▶ Request: From the first line of the listing below, retype each line up to and including the one with "42), (-20, 41)]"; pictures stay out.

━━━━━━━━━━━━━━━━

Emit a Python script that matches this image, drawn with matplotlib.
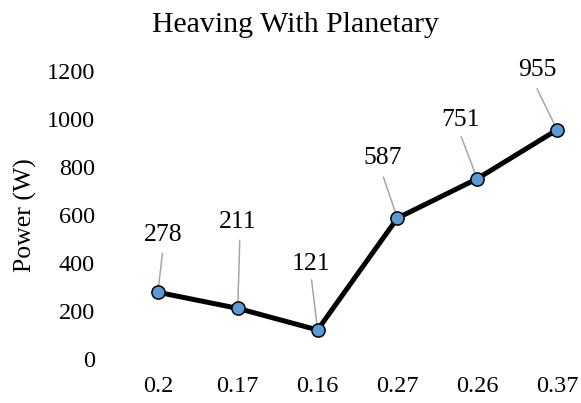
import matplotlib
matplotlib.use("Agg")
import matplotlib.pyplot as plt

# data
ratios = ["0.2", "0.17", "0.16", "0.27", "0.26", "0.37"]
power = [278, 211, 121, 587, 751, 955]
yticks = [0, 200, 400, 600, 800, 1000, 1200]

# label placement (pixels from marker): text centre, leader-line end
label_off = [(5, 57), (0, 86), (-7, 66), (-15, 60), (-17, 59), (-20, 60)]
leader_off = [(4.5, 39), (2, 68), (-6, 50), (-14, 41), (-16, 42), (-20, 41)]

plt.rcParams['font.family'] = ['Liberation Serif', 'DejaVu Serif']

fig = plt.figure(figsize=(5.81, 4.03), dpi=100)
ax = fig.add_axes([118/581, 44/403, 463/581, 288/403])

x = range(len(ratios))
ax.plot(x, power, color='black', lw=3.6, zorder=3, clip_on=False,
        marker='o', ms=9.5, mfc='#5b9bd5', mec='black', mew=1.1)

for i, v in enumerate(power):
    ax.annotate('', xy=(i, v), xytext=leader_off[i], textcoords='offset pixels',
                arrowprops=dict(arrowstyle='-', color='#a6a6a6', lw=1.1,
                                shrinkA=0, shrinkB=0), zorder=2)
    ax.annotate(str(v), xy=(i, v), xytext=label_off[i], textcoords='offset pixels',
                ha='center', va='center', fontsize=18.5)

ax.set_xlim(-0.5, 5.3)
ax.set_ylim(0, 1200)
ax.set_xticks(list(x))
ax.set_xticklabels(ratios)
ax.set_yticks(yticks)
ax.tick_params(axis='both', length=0, labelsize=17.5)
ax.tick_params(axis='y', pad=16.5)
ax.tick_params(axis='x', pad=12)
for s in ax.spines.values():
    s.set_visible(False)

ax.set_ylabel("Power (W)", fontsize=18.5)
ax.yaxis.set_label_coords(-0.175, 0.5)

fig.text(296/581, 1 - 32/403, "Heaving With Planetary", ha='center',
         va='baseline', fontsize=21.5)

fig.savefig("out.png", dpi=100)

━━━━━━━━━━━━━━━━

▶ Task response:
Emit a Python script that matches this image, drawn with matplotlib.
import matplotlib
matplotlib.use("Agg")
import matplotlib.pyplot as plt

# data
ratios = ["0.2", "0.17", "0.16", "0.27", "0.26", "0.37"]
power = [278, 211, 121, 587, 751, 955]
yticks = [0, 200, 400, 600, 800, 1000, 1200]

# label placement (pixels from marker): text centre, leader-line end
label_off = [(5, 57), (0, 86), (-7, 66), (-15, 60), (-17, 59), (-20, 60)]
leader_off = [(4.5, 39), (2, 68), (-6, 50), (-14, 41), (-16, 42), (-20, 41)]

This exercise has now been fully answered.